There's a lot more information than this, but I'd rather start with this and then get some suggestions, and if you have any questions of me, feel free to ask me.
As you can imagine, we need this situation resolved ASAP, so I hope all you linux guru's can help me. Thanks.
What I'm trying to find out is 2 things... first, is there anyway to dump or move the defer queue so that the server can at least handle its current e-mail load?
If you can connect into this system via ssh or some backdoor - as root, type:
# postsuper -h ALL deferred
The above command would put all e-mails currently in deferred state on hold.
See: man postsuper - for further options.
Quote:
Also, where's a good place to go to find the optimal settings for our server?
If you haven't done so already, I would start by reading the following online postfix documents that seem relavent to your problem. Bottleneck Analysis Performance Tuning
Thanks for that, I am in the process of running the postsuper command... it appears to be taking a while, but there are A LOT of e-mails built up in the queue, so I'm not too surprised.
I have those two articles you mentioned, and have started going through them, but part of the problem is that I can't run the qshape command on the deferred or incoming queues... I have let both run for well over an hour without any response back. As far as I can tell, I've got somewhere in the neighborhood of 5 - 10 gigs of e-mail built up in the various queues (from several days of receiving e-mails and not being able to send them).
I really don't want to dump them all, but I also can't troubleshoot the system or Postfix until they clear themselves out.
I will look through the rest of those two documents and see if there's anything in them that will help me out more... possibly with getting that queue emptied quicker.
Thanks, and I will post later with what additional infmormation I find.
it seems i am having same problem , so incase u find any solution plz post it as soon as possible. i have about 10000 mails waiting in queue not moving forward
Well, by doing the above, I have been able to get the queue flushed out enough that mail is starting to come more regularly, the system is still backed up, but getting better. I am in the process of optimizing the settings right now.
One other related question though.
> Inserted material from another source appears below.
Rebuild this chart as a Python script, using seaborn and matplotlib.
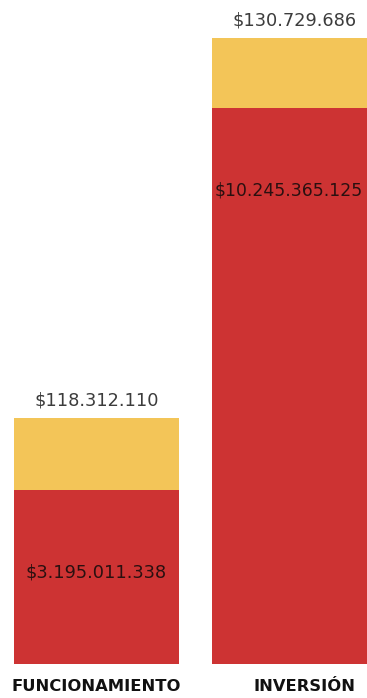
import matplotlib
matplotlib.use("Agg")
import matplotlib.pyplot as plt
import seaborn as sns
import pandas as pd

# ---- data ----
categories = ["FUNCIONAMIENTO", "INVERSIÓN"]
red_values = [3195011338, 10245365125]          # lower (red) segment
yellow_values = [118312110, 130729686]          # upper (yellow) segment, labelled values
# displayed height of the yellow segment as drawn in the reference (not to scale with its label)
yellow_drawn = [1328000000, 1292000000]
red_labels = ["$3.195.011.338", "$10.245.365.125"]
yellow_labels = ["$118.312.110", "$130.729.686"]

RED = "#CD3333"
YELLOW = "#F3C558"

sns.set_theme(style="white")
plt.rcParams["font.family"] = ["DejaVu Sans"]

df = pd.DataFrame({
    "cat": categories,
    "red": red_values,
    "total": [r + y for r, y in zip(red_values, yellow_drawn)],
})

fig = plt.figure(figsize=(3.67, 6.98), dpi=100)
ax_h = 663.5 / 698
ax = fig.add_axes([0, 1 - ax_h, 1, ax_h])

sns.barplot(data=df, x="cat", y="total", color=YELLOW, saturation=1, width=0.833,
            ax=ax, edgecolor="none", linewidth=0)
sns.barplot(data=df, x="cat", y="red", color=RED, saturation=1, width=0.833,
            ax=ax, edgecolor="none", linewidth=0)

ax.set_xlim(-0.487, 1.366)
ax.set_ylim(0, 12242e6)
for s in ax.spines.values():
    s.set_visible(False)
ax.set_xticks([])
ax.set_yticks([])
ax.set_xlabel("")
ax.set_ylabel("")

cat_dx = [0, 7]
red_dx = [0, -3.8]
red_fs = [12.8, 12.4]
for i, cat in enumerate(categories):
    tot = df["total"][i]
    ax.annotate(yellow_labels[i], (i, tot), xytext=(0, 12.5), textcoords="offset points",
                ha="center", va="center", fontsize=12.8, color="#3c3c3c", clip_on=False)
    ax.annotate(red_labels[i], (i, red_values[i]), xytext=(red_dx[i], -59), textcoords="offset points",
                ha="center", va="center", fontsize=red_fs[i], color="#2a1010", clip_on=False)
    ax.annotate(cat, (i, 0), xytext=(cat_dx[i], -16.5), textcoords="offset points",
                ha="center", va="center", fontsize=11.8, fontweight="bold", color="#111111",
                annotation_clip=False)

fig.savefig("out.png", dpi=100)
I notice that there are a large number of e-mails that go from the Dedicated Web Server, through the SMTP and back to the Dedicated Web Servers POP Server...
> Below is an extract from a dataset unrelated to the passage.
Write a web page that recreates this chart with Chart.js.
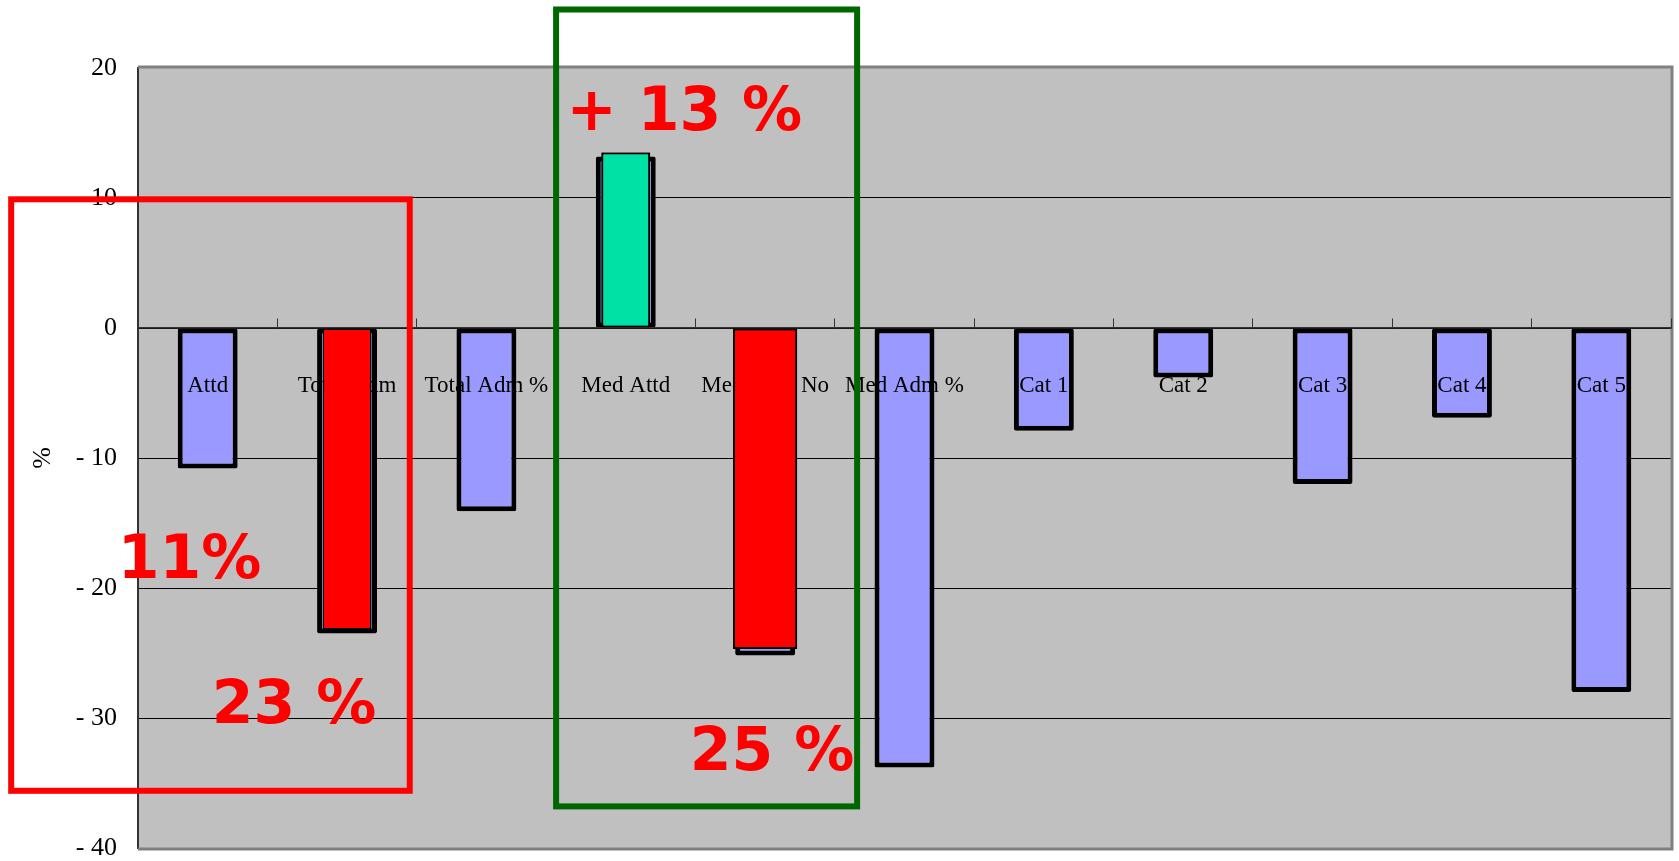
<!DOCTYPE html>
<html>
<head>
<meta charset="utf-8">
<script src="https://cdn.jsdelivr.net/npm/chart.js@4"></script>
<style>
html, body { margin: 0; padding: 0; background: #fff; }
canvas { display: block; }
</style>
</head>
<body>
<canvas id="chart1" width="1679" height="861"></canvas>
<script>
'use strict'

const CATEGORIES = ['Attd', 'Total Adm', 'Total Adm %', 'Med Attd', 'Med Adm No', 'Med Adm %', 'Cat 1', 'Cat 2', 'Cat 3', 'Cat 4', 'Cat 5']
const CHANGE_PCT = [-10.8, -23.5, -14.1, 13.2, -25.2, -33.8, -7.9, -3.8, -12.0, -6.9, -28.0]

// hand-drawn highlight bars laid over the original ones
const TOTAL_ADM_MARK = [null, -23.2, null, null, null, null, null, null, null, null, null]
const MED_NO_MARK = [null, null, null, null, -24.7, null, null, null, null, null, null]
const MED_ATTD_MARK = [null, null, null, 13.5, null, null, null, null, null, null, null]

const Y_TICKS = [20, 10, 0, -10, -20, -30, -40]

// annotation frames and callouts, in category index / value units
const BOXES = [
	{ x0: -1.41, x1: 1.45, y0: 9.9, y1: -35.6, color: '#ff0000' },
	{ x0: 2.5, x1: 4.66, y0: 24.5, y1: -36.8, color: '#006600' }
]
const CALLOUTS = [
	{ text: '+ 13 %', x: 3.42, y: 16.9 },
	{ text: '11%', x: -0.13, y: -17.5 },
	{ text: '23 %', x: 0.62, y: -28.7 },
	{ text: '25 %', x: 4.05, y: -32.3 }
]

const SERIF = '"Liberation Serif", "DejaVu Serif", serif'

const plotFrame = {
	id: 'plotFrame',
	beforeDraw(chart) {
		const { ctx, chartArea: a } = chart
		ctx.save()
		ctx.fillStyle = '#c0c0c0'
		ctx.fillRect(a.left, a.top, a.right - a.left, a.bottom - a.top)
		ctx.restore()
	},
	beforeDatasetsDraw(chart) {
		const { ctx, chartArea: a } = chart
		ctx.save()
		ctx.strokeStyle = '#808080'
		ctx.lineWidth = 3
		ctx.beginPath()
		ctx.moveTo(a.left, a.top - 1)
		ctx.lineTo(a.right + 1, a.top - 1)
		ctx.lineTo(a.right + 1, a.bottom + 1)
		ctx.lineTo(a.left, a.bottom + 1)
		ctx.stroke()
		ctx.restore()
	}
}

const markup = {
	id: 'markup',
	afterDraw(chart) {
		const { ctx } = chart
		const xs = chart.scales.x
		const ys = chart.scales.y

		// highlight bars sit above the category labels
		chart.data.datasets.forEach((ds, i) => {
			if (ds.overlay) chart.getDatasetMeta(i).controller.draw()
		})

		ctx.save()
		ctx.lineWidth = 6
		BOXES.forEach(b => {
			const x0 = xs.getPixelForValue(b.x0)
			const x1 = xs.getPixelForValue(b.x1)
			const y0 = ys.getPixelForValue(b.y0)
			const y1 = ys.getPixelForValue(b.y1)
			ctx.strokeStyle = b.color
			ctx.strokeRect(x0, y0, x1 - x0, y1 - y0)
		})

		ctx.fillStyle = '#ff0000'
		ctx.font = 'bold 60px "DejaVu Sans", sans-serif'
		ctx.textAlign = 'center'
		ctx.textBaseline = 'alphabetic'
		CALLOUTS.forEach(c => {
			ctx.fillText(c.text, xs.getPixelForValue(c.x), ys.getPixelForValue(c.y) + 22)
		})
		ctx.restore()
	}
}

const ctx = document.getElementById('chart1').getContext('2d')
const changeChart = new Chart(ctx, {
	type: 'bar',
	data: {
		labels: CATEGORIES,
		datasets: [
			{
				label: 'Change',
				data: CHANGE_PCT,
				backgroundColor: '#9999ff',
				borderColor: '#000000',
				borderWidth: 5,
				borderSkipped: false,
				borderRadius: 2,
				barPercentage: 0.43,
				categoryPercentage: 1,
				grouped: false,
				order: 2
			},
			{
				label: 'Total Adm mark',
				data: TOTAL_ADM_MARK,
				overlay: true,
				backgroundColor: '#ff0000',
				borderColor: '#000000',
				borderWidth: 1.5,
				borderSkipped: false,
				barPercentage: 0.35,
				categoryPercentage: 1,
				grouped: false,
				order: 1
			},
			{
				label: 'Med Adm No mark',
				data: MED_NO_MARK,
				overlay: true,
				backgroundColor: '#ff0000',
				borderColor: '#000000',
				borderWidth: 2,
				borderSkipped: false,
				barPercentage: 0.46,
				categoryPercentage: 1,
				grouped: false,
				order: 1
			},
			{
				label: 'Med Attd mark',
				data: MED_ATTD_MARK,
				overlay: true,
				backgroundColor: '#00e1a6',
				borderColor: '#000000',
				borderWidth: 2,
				borderSkipped: false,
				barPercentage: 0.35,
				categoryPercentage: 1,
				grouped: false,
				order: 1
			}
		]
	},
	options: {
		responsive: false,
		animation: false,
		layout: {
			padding: { left: 0, top: 68, right: 8, bottom: 13 }
		},
		plugins: {
			legend: { display: false },
			tooltip: { enabled: false }
		},
		scales: {
			x: {
				position: { y: 0 },
				offset: true,
				afterFit(scale) {
					// the axis floats at zero, it should not take room at the bottom
					scale.height = 0
					scale.paddingLeft = 0
					scale.paddingRight = 0
					scale.paddingTop = 0
					scale.paddingBottom = 0
				},
				grid: {
					offset: true,
					drawOnChartArea: false,
					drawTicks: true,
					tickLength: -10,
					color: '#333333',
					lineWidth: 1,
					z: 1
				},
				border: { color: '#333333', width: 1.5, z: 1 },
				ticks: {
					z: 1,
					padding: 54,
					maxRotation: 0,
					autoSkip: false,
					color: '#000000',
					font: { family: SERIF, size: 23 }
				}
			},
			y: {
				min: Y_TICKS[Y_TICKS.length - 1],
				max: Y_TICKS[0],
				afterBuildTicks(scale) {
					scale.ticks = Y_TICKS.map(v => ({ value: v }))
				},
				afterFit(scale) {
					scale.width = 138
					scale.paddingTop = 0
					scale.paddingBottom = 0
				},
				grid: {
					drawTicks: false,
					color: c => (c.tick.value === 20 || c.tick.value === -40) ? 'rgba(0,0,0,0)' : '#000000',
					lineWidth: 1
				},
				border: { color: '#333333', width: 2 },
				title: {
					display: true,
					text: '%',
					color: '#000000',
					padding: { top: 28, bottom: 0 },
					font: { family: SERIF, size: 26 }
				},
				ticks: {
					padding: 21,
					color: '#000000',
					font: { family: SERIF, size: 26 },
					callback: v => v < 0 ? '- ' + Math.abs(v) : String(v)
				}
			}
		}
	},
	plugins: [plotFrame, markup]
})
</script>
</body>
</html>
Is there anyway to tell redhat to route all SMTP E-Mail destined for [x.x.x.x] ip address through the private IP Address [192.168.1.1]? I'm sure there is an easy way to do this, but I am having a hard time coming up with the right way to word it in order to find my answer.
I think this will help immensely more by taking this e-mail away from the web connection that is heavily used and routing it through the private connection that barely is being used.
I will continue working and posting updates on this problem, along with which things helped the most for other users with similar problems.
Thanks again for any help, it is much appreciated.
Is there anyway to tell redhat to route all SMTP E-Mail destined for [x.x.x.x] ip address through the private IP Address [192.168.1.1]? I'm sure there is an easy way to do this, but I am having a hard time coming up with the right way to word it in order to find my answer.
Are you possibly asking about configuring the transport table? i.e.
mydomain.com :[192.168.9.2]
The above would relay any e-mail for mydomain.com to the MTA at 192.168.9.2. But postfix running on your web server would still receive the inbound e-mail, just not hand it off to the local delivery agent like procmail.
Well, sort of... but, not using the domain. Our Dedicated web server has 600+ sites on it, all the at times receive e-mail that loops from Postfix back through the Web Server. What I am trying to do is setup the machine so that any routing that should eventually end up at the ip address: (10.1.1.10, not the real IP obviously), is routed to 192.168.1.1 instead, so that it doesn't have to go out to the internet, and instead is transferred between the local connection between the two machines.
Well, the good news is that Postfix has finally gotten back to working as normal, now the problem is I have all that E-Mail that I previously held. What would the command be to remove those e-mails from the "held" queue and place them back in the active queue? Also, is there a way to place only a portion of them at a time so that I don't reflood the SMTP Server again?
Please see: man postsuper - I would think the -H (upper case) argument is what you are looking for.
As far as releasing some of the "held" e-mail (versus ALL at once)... you will probably need to wrte a shell script that extracts the queue ID for each held e-mail (using mailq) and then pipes a portion of those queue ID's to the postsuper -H command. The postsuper man page talks about using standard input for specifying queue ID's.